Recently I decided to trace why we seem to read and hear the expression “climate change” more often these days than “global warming.” I’m not the only person who has noticed that the global changes we are seeing do not trend uniformly in the direction of warming. What about the many snow storms this winter, reaching farther south than usual in the U.S.? What about the apparent increase in the number of hurricanes? What about the thick air over the Grand Canyon in Arizona, not to mention the un-breathable air much of the time in Beijing, China?
I decided to Google this exact question: When did “global warming” become “climate change”? It turns out this was not the best way to word my question. I went through the first four pages of answers, some helpful but many rants by people who don’t “believe” in either global warming or climate change. But here’s what I learned.

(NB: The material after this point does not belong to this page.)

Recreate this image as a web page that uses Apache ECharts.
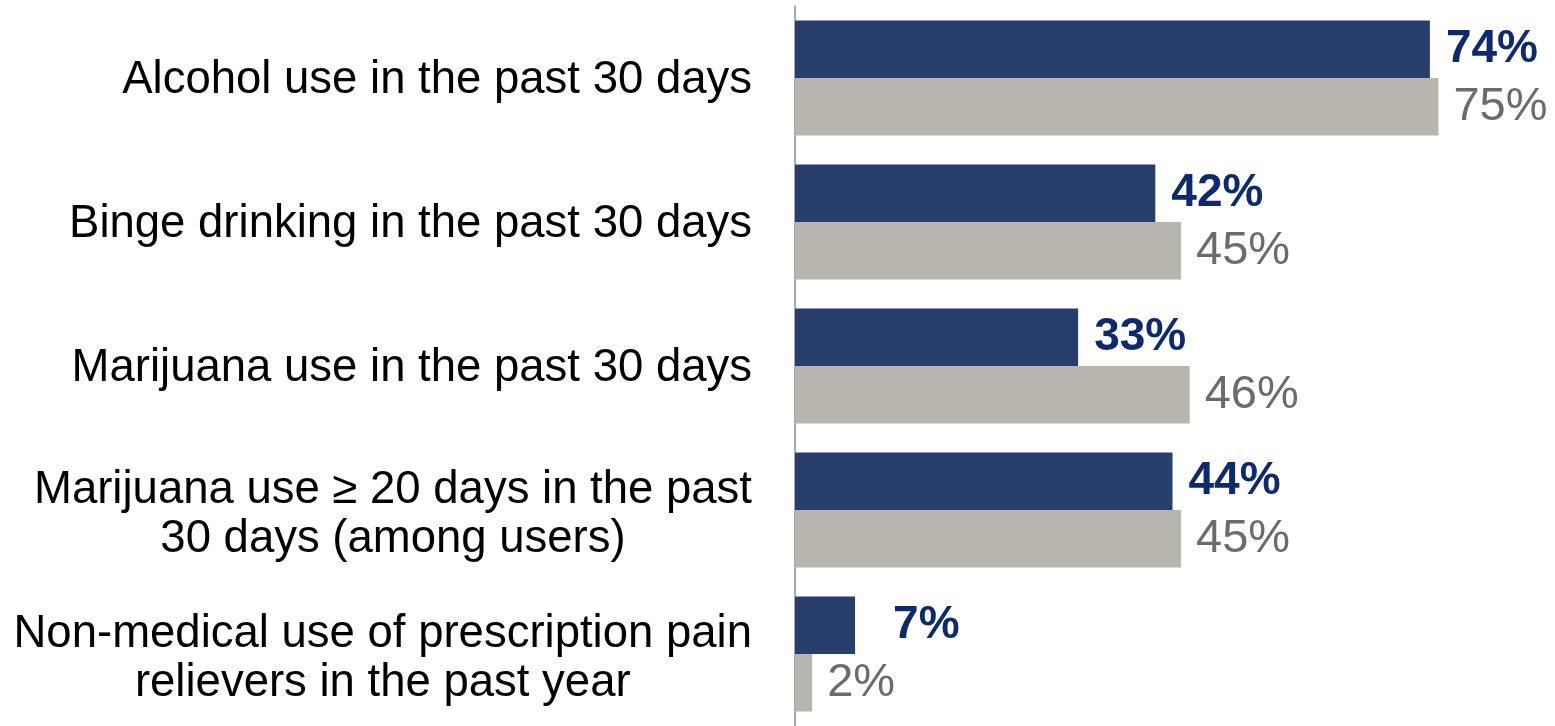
<!DOCTYPE html>
<html><head><meta charset="utf-8">
<script src="https://cdn.jsdelivr.net/npm/echarts@6/dist/echarts.min.js"></script>
<style>html,body{margin:0;padding:0;background:#fff}#c{width:1555px;height:726px}</style>
</head><body><div id="c"></div>
<script>
const categories = [
  "Alcohol use in the past 30 days",
  "Binge drinking in the past 30 days",
  "Marijuana use in the past 30 days",
  "Marijuana use \u2265 20 days in the past\n30 days (among users)",
  "Non-medical use of prescription pain\nrelievers in the past year"
];
const seriesA = [74, 42, 33, 44, 7];
const seriesB = [75, 45, 46, 45, 2];

const FF = 'Liberation Sans, Arial, sans-serif';
const chart = echarts.init(document.getElementById('c'));
chart.setOption({
  animation: false,
  grid: { left: 795, right: 5, top: 6, bottom: -2 },
  xAxis: { type: 'value', min: 0, max: 88, show: false },
  yAxis: {
    type: 'category', data: categories, inverse: true,
    axisLine: { show: true, lineStyle: { color: '#8c8c8c', width: 1.5 } },
    axisTick: { show: false },
    axisLabel: {
      margin: 43, color: '#000', fontFamily: FF, fontSize: 45.5, padding: [5, 0, 0, 0],
      formatter: function (v) {
        const parts = v.split('\n');
        if (parts.length === 1) return '{a|' + parts[0] + '}';
        return '{a2|' + parts[0] + '}\n{b|' + parts[1] + '}';
      },
      rich: {
        a: { fontSize: 45.5, lineHeight: 53, color: '#000', fontFamily: FF, align: 'right' },
        a2: { fontSize: 45.5, lineHeight: 53, color: '#000', fontFamily: FF, align: 'center', padding: [8, 0, 0, 0] },
        b: { fontSize: 45.5, lineHeight: 53, color: '#000', fontFamily: FF, align: 'center' }
      }
    }
  },
  series: [
    {
      type: 'bar', barWidth: 57.5, barGap: '0%',
      data: seriesA.map((v, i) => i === 4 ? { value: v, label: { offset: [22, 0] } } : v),
      itemStyle: { color: '#263e69' },
      label: { show: true, position: 'right', distance: 16, formatter: '{c}%',
        color: '#0d2a6d', fontWeight: 'bold', fontSize: 46, fontFamily: FF }
    },
    {
      type: 'bar', barWidth: 57.5, barGap: '0%',
      data: seriesB,
      itemStyle: { color: '#b8b4ae' },
      label: { show: true, position: 'right', distance: 15, formatter: '{c}%',
        color: '#6b6b6b', fontSize: 47, fontFamily: FF }
    }
  ]
});
</script></body></html>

The entire history of these two expressions is available on those pages in two or three versions. I noted an article in the New York Times on Oct. 15, 2011, that seemed to use the two terms more or less interchangeably. However, an earlier NASA article (12/04/08) preferred “global climate change” because: “Global warming refers [only] to surface temperature increases, while climate change includes global warming and everything else that increasing greenhouse gas amounts will affect.” This was an Aha! moment for me.
The articles I read or scanned quickly show a gradual evolution in preference for using the word “change” over “warming” in the 1980s and 1990s. Maybe we can trace this to the fact that it was in 1988 that an Intergovernmental Panel on Climate Change was set up by the United Nations.